You can follow along with the Cultural Catchup Project by following me on Twitter (@Memles), by subscribing to the category’s feed, or by bookmarking the Cultural Catchup Project page where I’ll be posting a link to each installment.

[Note: I’m wary of trying to shoehorn too many different episodes together this week, especially since a lot of them feel like they deserve to be analyzed more on an individual basis (although I’ll still be taking continuity into account, of course). As a result, I’m going to do some smaller “capsule reviews” for the six-episode stretch between “Lie to Me” and “Bad Eggs” for the next five days, before getting deeper into the season after that point. If it works out, and feedback is good, I might do this every now and then when I’ve got the time – however, if you object to this sort of analysis and would like strictly big ideas, do let me know!]

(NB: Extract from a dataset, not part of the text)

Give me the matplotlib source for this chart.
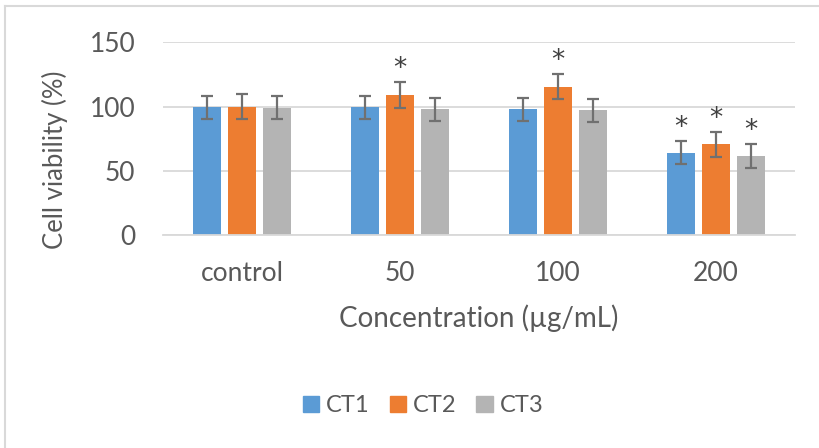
import matplotlib
matplotlib.use("Agg")
import matplotlib.pyplot as plt
from matplotlib.lines import Line2D
import numpy as np

plt.rcParams['font.family'] = ['Lato', 'DejaVu Sans']

categories = ['control', '50', '100', '200']
series_names = ['CT1', 'CT2', 'CT3']
ct1 = [99.5, 99.5, 98.0, 64.0]
ct2 = [100.0, 109.0, 115.5, 70.5]
ct3 = [99.0, 98.0, 97.0, 61.5]
err1 = [9, 9, 9, 9]
err2 = [10, 10, 10, 10]
err3 = [9, 9, 9, 9.5]
# significance marks (*) per series
sig1 = [False, False, False, True]
sig2 = [False, True, True, True]
sig3 = [False, False, False, True]

colors = ['#5B9BD5', '#ED7D31', '#B4B4B4']
text_col = '#595959'

fig = plt.figure(figsize=(8.2, 4.48), dpi=100)
ax = fig.add_axes([0.199, 0.4754, 0.7705, 0.4302])

x = np.arange(len(categories))
width = 0.177
step = 0.222
values = [ct1, ct2, ct3]
errors = [err1, err2, err3]
sigs = [sig1, sig2, sig3]

for i, (vals, errs, sig) in enumerate(zip(values, errors, sigs)):
    pos = x + (i - 1) * step
    ax.bar(pos, vals, width, color=colors[i], label=series_names[i], zorder=2)
    ax.errorbar(pos, vals, yerr=errs, fmt='none', ecolor='#707070',
                elinewidth=1.6, capsize=4.5, capthick=1.6, zorder=3)
    for p, v, e, s in zip(pos, vals, errs, sig):
        if s:
            ax.annotate('*', (p, v + e), xytext=(0, 0), textcoords='offset points',
                        ha='center', va='bottom', fontsize=19, color='#404040',
                        family='DejaVu Sans')

ax.set_xlim(-0.5, 3.5)
ax.set_ylim(0, 150)
ax.set_yticks([0, 50, 100, 150])
ax.yaxis.grid(True, color='#D9D9D9', linewidth=1.3, zorder=0)
ax.set_axisbelow(True)
for sp in ['top', 'right', 'left']:
    ax.spines[sp].set_visible(False)
ax.spines['bottom'].set_color('#D9D9D9')
ax.spines['bottom'].set_linewidth(1.3)
ax.tick_params(axis='both', length=0, labelsize=19, colors=text_col)
ax.tick_params(axis='x', pad=19)
ax.tick_params(axis='y', pad=20)
ax.set_xticks(x)
ax.set_xticklabels(categories)

# axis titles placed like the spreadsheet chart
fig.text(55 / 820, 1 - 160 / 448, 'Cell viability (%)', rotation=90,
         ha='center', va='center', fontsize=18.5, color=text_col)
fig.text(479 / 820, 1 - 318 / 448, 'Concentration (µg/mL)',
         ha='center', va='center', fontsize=20, color=text_col)

handles = [plt.Rectangle((0, 0), 1, 1, color=c) for c in colors]
fig.legend(handles, series_names, loc='center', bbox_to_anchor=(0.516, 0.094),
           ncol=3, frameon=False, fontsize=17, labelcolor=text_col,
           handlelength=0.68, handleheight=0.68, handletextpad=0.3, columnspacing=0.85)

# outer chart frame (top and left edges visible)
fig.add_artist(Line2D([0.006, 0.006], [0, 0.987], transform=fig.transFigure,
                      color='#D9D9D9', linewidth=1.5))
fig.add_artist(Line2D([0.006, 1.0], [0.987, 0.987], transform=fig.transFigure,
                      color='#D9D9D9', linewidth=1.5))

fig.savefig('out.png', dpi=100)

Written and directed by Joss Whedon, “Lie to Me” is not exactly what one would call a paradigm shift for the series: no new “big bads” are introduced, no major plot developments are revealed, and you could make the argument that what happens in the episode doesn’t fit into any definitions of continuity as a result.

What the episode accomplishes, however, is something more subtle: while “When She Was Bad” indicated that the consequences from Buffy’s near-death experience were not going to be forgotten, “Lie to Me” makes sure we understand that there are going to be more terrifying experiences in the future, and that the show will not shy away from some dark conclusions for the sake of trying to force this series into definitions of good and evil which fail to take into account the show’s inherent liminality.